Shawmut Design and Construction
- Company type: Private company
- Industry: Construction
- Founded: 1982; 44 years ago
- Founder: Jim Ansara
- Headquarters: Boston, United States
- Number of locations: Boston, MA, New York, NY, Providence, RI, Las Vegas, NV, Los Angeles, Worcester, MA, New Haven, CT, and Miami, FL
- Area served: United States
- Key people: Les Hiscoe (CEO)
- Services: General contracting and construction management
- Number of employees: 1075 (2015)
- Website: www.shawmut.com

= Shawmut Design and Construction =

American employee-owned construction management company

Shawmut Design and Construction is an American construction management company. The company has 11 offices across the United States and aims to provide a better building experience. The company is employee-owned and works with a large number of top 500 companies in the US.
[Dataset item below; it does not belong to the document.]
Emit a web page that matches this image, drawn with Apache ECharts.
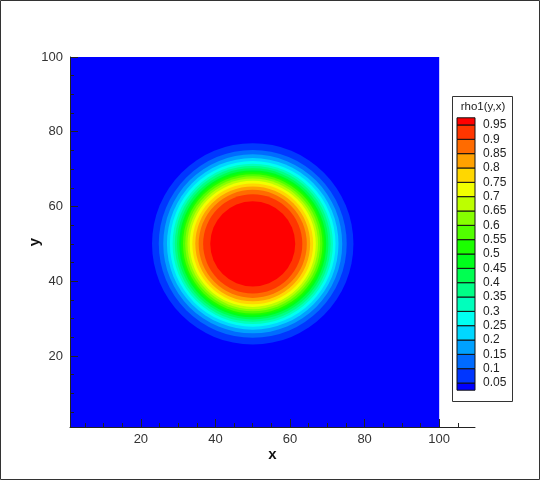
<!DOCTYPE html>
<html><head><meta charset="utf-8">
<script src="https://cdn.jsdelivr.net/npm/echarts@6/dist/echarts.min.js"></script>
<style>html,body{margin:0;padding:0;background:#fff}#c{width:540px;height:480px}</style>
</head><body><div id="c"></div>
<script>
// ---- data ----
const levels = [0.05,0.1,0.15,0.2,0.25,0.3,0.35,0.4,0.45,0.5,0.55,0.6,0.65,0.7,0.75,0.8,0.85,0.9,0.95];
const levelLabels = ['0.05','0.1','0.15','0.2','0.25','0.3','0.35','0.4','0.45','0.5','0.55','0.6','0.65','0.7','0.75','0.8','0.85','0.9','0.95'];
// radius (in x/y units) at which rho1 crosses each level
const contourRadii = [27.0,25.2,24.0,23.0,22.2,21.5,20.9,20.3,19.7,19.2,18.7,18.1,17.5,16.9,16.2,15.4,14.5,13.3,11.4];
const center = [50, 50];
const domainX = [1, 100];
const domainY = [1, 100];
const xMajorTicks = [20,40,60,80,100];
const yMajorTicks = [20,40,60,80,100];
const xMinorTicks = [5,10,15,25,30,35,45,50,55,65,70,75,85,90,95,105];
const yMinorTicks = [5,10,15,25,30,35,45,50,55,65,70,75,85,90,95];
const bandColors = ['#0000FF','#0036FF','#006BFF','#00A1FF','#00D7FF','#00FFF1','#00FFBC','#00FF86','#00FF51','#00FF1B',
                    '#1BFF00','#51FF00','#86FF00','#BCFF00','#F1FF00','#FFD700','#FFA100','#FF6B00','#FF3600','#FF0000'];
const legendTitle = 'rho1(y,x)';

// ---- build series data ----
const domainData = [[domainX[0], domainY[1], domainX[1], domainY[0]]];
const contourData = levels.map((lv, i) => [center[0], center[1], contourRadii[i], i + 1]);
const legendData = bandColors.map((c, i) => [
  i === 0 ? levels[0] - 0.025 : levels[i - 1],
  i === bandColors.length - 1 ? levels[levels.length - 1] + 0.025 : levels[i],
  i
]);

const FONT = '"Liberation Sans", Arial, sans-serif';
const chart = echarts.init(document.getElementById('c'), null, {renderer: 'canvas'});
const axisColor = '#222';
const baseAxis = {type: 'value', min: 1, splitLine: {show: false}, z: 10};

chart.setOption({
  animation: false,
  grid: [
    {left: 70, top: 57, width: 405, height: 370},
    {left: 457, top: 117.8, width: 18, height: 272.4}
  ],
  xAxis: [
    Object.assign({}, baseAxis, {gridIndex: 0, max: 109.6, position: 'bottom',
      axisLine: {show: true, onZero: false, lineStyle: {color: axisColor, width: 1}},
      axisTick: {show: true, inside: true, length: 8, customValues: xMajorTicks, lineStyle: {color: axisColor}},
      axisLabel: {show: true, customValues: xMajorTicks, margin: 6, color: '#333', fontSize: 13, fontFamily: FONT},
      name: 'x', nameLocation: 'middle', nameGap: 20, nameMoveOverlap: false,
      nameTextStyle: {fontSize: 15, fontWeight: 'bold', color: '#111', fontFamily: FONT}}),
    Object.assign({}, baseAxis, {gridIndex: 0, max: 109.6, position: 'bottom',
      axisLine: {show: false, onZero: false},
      axisTick: {show: true, inside: true, length: 4, customValues: xMinorTicks, lineStyle: {color: axisColor}},
      axisLabel: {show: false}}),
    {type: 'value', gridIndex: 1, min: 0, max: 1, show: false}
  ],
  yAxis: [
    Object.assign({}, baseAxis, {gridIndex: 0, max: 100, position: 'left',
      axisLine: {show: true, onZero: false, lineStyle: {color: axisColor, width: 1}},
      axisTick: {show: true, inside: true, length: 8, customValues: yMajorTicks, lineStyle: {color: axisColor}},
      axisLabel: {show: true, customValues: yMajorTicks, margin: 7, color: '#333', fontSize: 13, fontFamily: FONT},
      name: 'y', nameLocation: 'middle', nameGap: 28, nameMoveOverlap: false,
      nameTextStyle: {fontSize: 15, fontWeight: 'bold', color: '#111', fontFamily: FONT}}),
    Object.assign({}, baseAxis, {gridIndex: 0, max: 100, position: 'left',
      axisLine: {show: false, onZero: false},
      axisTick: {show: true, inside: true, length: 4, customValues: yMinorTicks, lineStyle: {color: axisColor}},
      axisLabel: {show: false}}),
    {type: 'value', gridIndex: 1, min: levels[0] - 0.025, max: levels[levels.length - 1] + 0.025, position: 'right',
      splitLine: {show: false}, axisLine: {show: false}, axisTick: {show: false},
      axisLabel: {show: true, customValues: levels, margin: 8, color: '#222', fontSize: 12, fontFamily: FONT,
        padding: [4, 0, 0, 0],
        formatter: v => { const k = levels.findIndex(l => Math.abs(l - v) < 1e-6); return k >= 0 ? levelLabels[k] : ''; }}}
  ],
  graphic: [
    {type: 'rect', shape: {x: 0.5, y: 0.5, width: 539, height: 479}, style: {fill: 'none', stroke: '#333', lineWidth: 1}, silent: true},
    {type: 'rect', shape: {x: 452.5, y: 96.5, width: 60, height: 305}, style: {fill: 'none', stroke: '#333', lineWidth: 1}, silent: true},
    {type: 'text', x: 483, y: 107, style: {text: legendTitle, font: '11.5px ' + FONT, fill: '#222', align: 'center', verticalAlign: 'middle'}, silent: true}
  ],
  series: [
    {type: 'custom', xAxisIndex: 0, yAxisIndex: 0, data: domainData, silent: true,
      renderItem: (params, api) => {
        const p0 = api.coord([api.value(0), api.value(1)]);
        const p1 = api.coord([api.value(2), api.value(3)]);
        return {type: 'rect', shape: {x: p0[0], y: p0[1], width: p1[0] - p0[0], height: p1[1] - p0[1]}, style: {fill: bandColors[0]}};
      }},
    {type: 'custom', xAxisIndex: 0, yAxisIndex: 0, data: contourData, silent: true,
      renderItem: (params, api) => {
        const c = api.coord([api.value(0), api.value(1)]);
        const r = api.size([api.value(2), 0])[0];
        return {type: 'circle', shape: {cx: c[0], cy: c[1], r: r}, style: {fill: bandColors[api.value(3)]}};
      }},
    {type: 'custom', xAxisIndex: 2, yAxisIndex: 2, data: legendData, silent: true,
      renderItem: (params, api) => {
        const p0 = api.coord([0, api.value(1)]);
        const p1 = api.coord([1, api.value(0)]);
        return {type: 'rect', shape: {x: p0[0], y: p0[1], width: p1[0] - p0[0], height: p1[1] - p0[1]},
          style: {fill: bandColors[api.value(2)], stroke: '#111', lineWidth: 1}};
      }}
  ]
});
</script>
</body></html>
The company focuses on buildings for academia, commercial, corporate interiors, cultural and historic preservation, healthcare, life sciences, hotels, restaurants, retail, and sports venues.

== History ==
In 1982, Jim Ansara founded Shawmut with a handful of employees. The company specialized in building projects with complex and difficult conditions - the types of projects other general contractors didn’t want - completing them on fast-track schedules. The market responded positively to Shawmut’s approach to the construction process, and the company quickly grew to be one of New England’s most successful start-up companies.
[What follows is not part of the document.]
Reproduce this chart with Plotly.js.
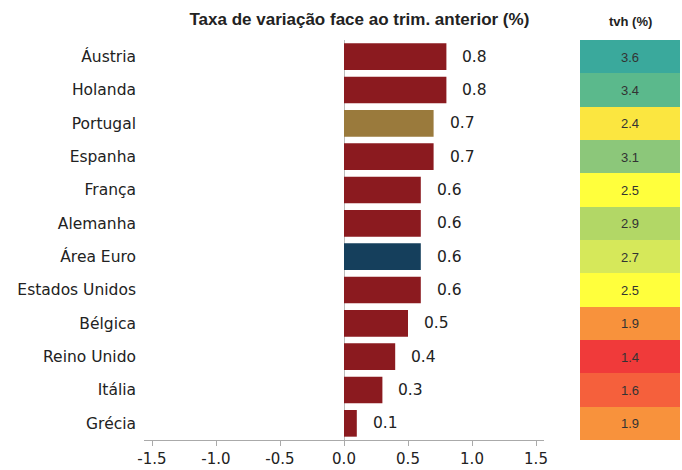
<!DOCTYPE html>
<html>
<head>
<meta charset="utf-8">
<script src="https://cdn.plot.ly/plotly-3.0.1.min.js"></script>
<style>html,body{margin:0;padding:0;background:#fff;}#chart{width:682px;height:470px;}</style>
</head>
<body>
<div id="chart"></div>
<script>
const countries = ["Áustria","Holanda","Portugal","Espanha","França","Alemanha","Área Euro","Estados Unidos","Bélgica","Reino Unido","Itália","Grécia"];
const qoq = [0.8,0.8,0.7,0.7,0.6,0.6,0.6,0.6,0.5,0.4,0.3,0.1];
const tvh = [3.6,3.4,2.4,3.1,2.5,2.9,2.7,2.5,1.9,1.4,1.6,1.9];
const xTicks = [-1.5,-1.0,-0.5,0.0,0.5,1.0,1.5];
const xTickLabels = ["-1.5","-1.0","-0.5","0.0","0.5","1.0","1.5"];

const barColors = countries.map(c => c === "Portugal" ? "#9a7a3c" : (c === "Área Euro" ? "#153f5c" : "#8b1a1f"));
const labelFont = "DejaVu Sans, Verdana, sans-serif";

const bars = {
  type: "bar", orientation: "h",
  x: qoq, y: countries,
  marker: {color: barColors, line: {width: 0}},
  width: 0.8,
  hoverinfo: "none",
  xaxis: "x", yaxis: "y"
};

const heat = {
  type: "heatmap",
  x: ["tvh"], y: countries,
  z: tvh.map(v => [v]),
  zmin: 1.4, zmax: 3.6,
  colorscale: [
    [0, "#f03a3a"], [0.091, "#f5603c"], [0.227, "#f8923c"], [0.4545, "#fbe640"],
    [0.5, "#ffff3c"], [0.591, "#d6e85a"], [0.682, "#b2d766"], [0.773, "#8cc77a"],
    [0.909, "#5bb98c"], [1, "#3aa99c"]
  ],
  showscale: false,
  texttemplate: "%{z:.1f}",
  textfont: {family: "Liberation Sans Narrow, Arial Narrow, Liberation Sans, sans-serif", size: 13, color: "#333"},
  hoverinfo: "none",
  xaxis: "x2", yaxis: "y"
};

const annotations = qoq.map((v, i) => ({
  x: v, y: countries[i], xref: "x", yref: "y",
  text: v.toFixed(1), showarrow: false, xanchor: "left", xshift: 14,
  font: {family: labelFont, size: 15.5, color: "#222"}
}));
annotations.push({
  x: 0.5, y: 1, xref: "x2 domain", yref: "paper", yanchor: "bottom", yshift: 9,
  text: "<b>tvh (%)</b>", showarrow: false,
  font: {family: "Liberation Sans Narrow, Arial Narrow, sans-serif", size: 13, color: "#222"}
});

const layout = {
  width: 682, height: 470,
  margin: {l: 144, r: 2, t: 40, b: 30},
  paper_bgcolor: "#fff", plot_bgcolor: "#fff",
  showlegend: false,
  title: {
    text: "<b>Taxa de variação face ao trim. anterior (%)</b>",
    font: {family: "Liberation Sans Narrow, Arial Narrow, sans-serif", size: 17, color: "#222"},
    x: 0.527, xanchor: "center", y: 0.96, yanchor: "middle"
  },
  xaxis: {
    domain: [0, 400/536],
    range: [-1.5625, 1.5625],
    tickvals: xTicks, ticktext: xTickLabels,
    showgrid: false, zeroline: true, zerolinecolor: "#bbb", zerolinewidth: 1,
    showline: true, linecolor: "#aaa", linewidth: 1,
    ticks: "outside", ticklen: 5, tickcolor: "#aaa",
    tickfont: {family: labelFont, size: 15, color: "#222"},
    fixedrange: true
  },
  xaxis2: {
    domain: [436/536, 1], showticklabels: false, showgrid: false, zeroline: false, showline: false, ticks: ""
  },
  yaxis: {
    type: "category", categoryorder: "array", categoryarray: countries,
    autorange: "reversed",
    showgrid: false, zeroline: false, showline: false, ticks: "",
    ticklabelstandoff: 7,
    tickfont: {family: labelFont, size: 15.5, color: "#222"}
  },
  annotations: annotations
};

Plotly.newPlot("chart", [bars, heat], layout, {displayModeBar: false, staticPlot: true});
</script>
</body>
</html>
Ansara served as Shawmut’s President/Chief Executive Officer for 18 years before assuming the position of Chairman and passing on the CEO role to Tom Goemaat. Goemaat focused on the development of Shawmut’s staff as well as the protection and proliferation of the company culture.

By 2008, Shawmut was a $900 million company, employing 875 full-time employees.

== Culture ==
Shawmut is a 100% employee-owned company through the company's Employee Stock Ownership Plan (ESOP). Every year, shares of the company are distributed into each employee's ESOP account which serves as a retirement savings vehicle for them.